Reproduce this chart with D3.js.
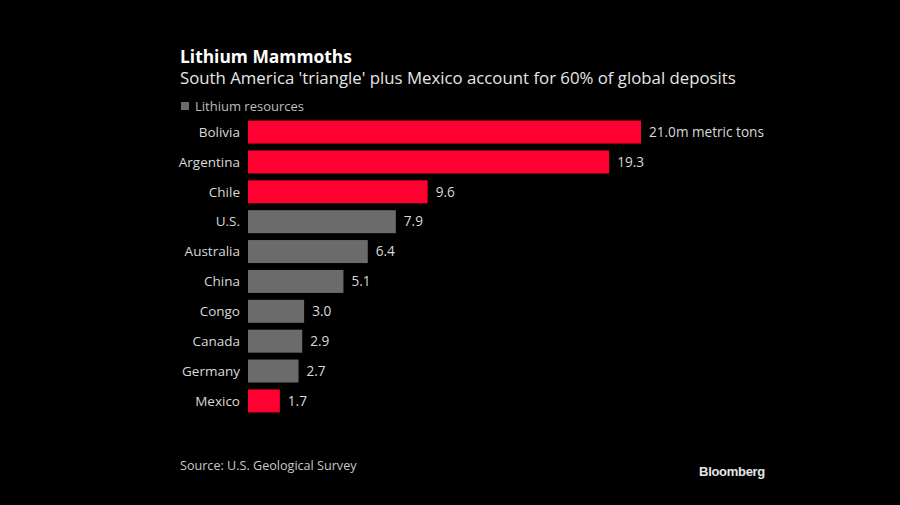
<!DOCTYPE html>
<html><head><meta charset="utf-8">
<script src="https://cdn.jsdelivr.net/npm/d3@7"></script>
<style>body{margin:0;background:#000;} svg{display:block;}</style>
</head><body>
<script>
const categories = ["Bolivia","Argentina","Chile","U.S.","Australia","China","Congo","Canada","Germany","Mexico"];
const values = [21.0,19.3,9.6,7.9,6.4,5.1,3.0,2.9,2.7,1.7];
const highlighted = ["Bolivia","Argentina","Chile","Mexico"];
const valueLabels = ["21.0m metric tons","19.3","9.6","7.9","6.4","5.1","3.0","2.9","2.7","1.7"];

const W=900,H=505;
const font="'Open Sans', sans-serif";
const svg=d3.select("body").append("svg").attr("width",W).attr("height",H).style("background","#000");

svg.append("text").attr("x",180).attr("y",63).text("Lithium Mammoths")
  .attr("fill","#fff").attr("font-family",font).attr("font-weight","bold").attr("font-size",17.4);
svg.append("text").attr("x",180).attr("y",84).text("South America 'triangle' plus Mexico account for 60% of global deposits")
  .attr("fill","#e6e6e6").attr("font-family",font).attr("font-size",16.8);
svg.append("rect").attr("x",181).attr("y",102).attr("width",8).attr("height",8).attr("fill","#6b6b6b");
svg.append("text").attr("x",195).attr("y",110.5).text("Lithium resources")
  .attr("fill","#bdbdbd").attr("font-family",font).attr("font-size",13);

const x=d3.scaleLinear().domain([0,21]).range([248,641]);
const y=d3.scaleBand().domain(categories).range([117,416]).paddingInner(0.23).paddingOuter(0.12);

svg.selectAll("rect.bar").data(categories).join("rect").attr("class","bar")
  .attr("x",x(0)).attr("y",d=>y(d)).attr("height",y.bandwidth())
  .attr("width",(d,i)=>x(values[i])-x(0))
  .attr("fill",d=>highlighted.includes(d)?"#ff0030":"#6b6b6b");

svg.selectAll("text.cat").data(categories).join("text").attr("class","cat")
  .attr("x",240).attr("y",d=>y(d)+y.bandwidth()/2).attr("dy","0.35em")
  .attr("text-anchor","end").text(d=>d)
  .attr("fill","#d9d9d9").attr("font-family",font).attr("font-size",13.5);

svg.selectAll("text.val").data(categories).join("text").attr("class","val")
  .attr("x",(d,i)=>x(values[i])+8).attr("y",d=>y(d)+y.bandwidth()/2).attr("dy","0.35em")
  .text((d,i)=>valueLabels[i])
  .attr("fill","#d9d9d9").attr("font-family",font).attr("font-size",13.6);

svg.append("text").attr("x",180).attr("y",470).text("Source: U.S. Geological Survey")
  .attr("fill","#c8c8c8").attr("font-family",font).attr("font-size",12.6);
svg.append("text").attr("x",765).attr("y",476).attr("text-anchor","end").text("Bloomberg")
  .attr("fill","#e6e6e6").attr("font-family","'Liberation Sans', Arial, sans-serif").attr("font-weight","bold").attr("font-size",13).attr("letter-spacing",-0.3);
</script>
</body></html>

BRIEF: Leaving out the pictures, repeat the data above exactly.

ANSWER TO THE EXERCISE:
Reproduce this chart with D3.js.
<!DOCTYPE html>
<html><head><meta charset="utf-8">
<script src="https://cdn.jsdelivr.net/npm/d3@7"></script>
<style>body{margin:0;background:#000;} svg{display:block;}</style>
</head><body>
<script>
const categories = ["Bolivia","Argentina","Chile","U.S.","Australia","China","Congo","Canada","Germany","Mexico"];
const values = [21.0,19.3,9.6,7.9,6.4,5.1,3.0,2.9,2.7,1.7];
const highlighted = ["Bolivia","Argentina","Chile","Mexico"];
const valueLabels = ["21.0m metric tons","19.3","9.6","7.9","6.4","5.1","3.0","2.9","2.7","1.7"];

const W=900,H=505;
const font="'Open Sans', sans-serif";
const svg=d3.select("body").append("svg").attr("width",W).attr("height",H).style("background","#000");

svg.append("text").attr("x",180).attr("y",63).text("Lithium Mammoths")
  .attr("fill","#fff").attr("font-family",font).attr("font-weight","bold").attr("font-size",17.4);
svg.append("text").attr("x",180).attr("y",84).text("South America 'triangle' plus Mexico account for 60% of global deposits")
  .attr("fill","#e6e6e6").attr("font-family",font).attr("font-size",16.8);
svg.append("rect").attr("x",181).attr("y",102).attr("width",8).attr("height",8).attr("fill","#6b6b6b");
svg.append("text").attr("x",195).attr("y",110.5).text("Lithium resources")
  .attr("fill","#bdbdbd").attr("font-family",font).attr("font-size",13);

const x=d3.scaleLinear().domain([0,21]).range([248,641]);
const y=d3.scaleBand().domain(categories).range([117,416]).paddingInner(0.23).paddingOuter(0.12);

svg.selectAll("rect.bar").data(categories).join("rect").attr("class","bar")
  .attr("x",x(0)).attr("y",d=>y(d)).attr("height",y.bandwidth())
  .attr("width",(d,i)=>x(values[i])-x(0))
  .attr("fill",d=>highlighted.includes(d)?"#ff0030":"#6b6b6b");

svg.selectAll("text.cat").data(categories).join("text").attr("class","cat")
  .attr("x",240).attr("y",d=>y(d)+y.bandwidth()/2).attr("dy","0.35em")
  .attr("text-anchor","end").text(d=>d)
  .attr("fill","#d9d9d9").attr("font-family",font).attr("font-size",13.5);

svg.selectAll("text.val").data(categories).join("text").attr("class","val")
  .attr("x",(d,i)=>x(values[i])+8).attr("y",d=>y(d)+y.bandwidth()/2).attr("dy","0.35em")
  .text((d,i)=>valueLabels[i])
  .attr("fill","#d9d9d9").attr("font-family",font).attr("font-size",13.6);

svg.append("text").attr("x",180).attr("y",470).text("Source: U.S. Geological Survey")
  .attr("fill","#c8c8c8").attr("font-family",font).attr("font-size",12.6);
svg.append("text").attr("x",765).attr("y",476).attr("text-anchor","end").text("Bloomberg")
  .attr("fill","#e6e6e6").attr("font-family","'Liberation Sans', Arial, sans-serif").attr("font-weight","bold").attr("font-size",13).attr("letter-spacing",-0.3);
</script>
</body></html>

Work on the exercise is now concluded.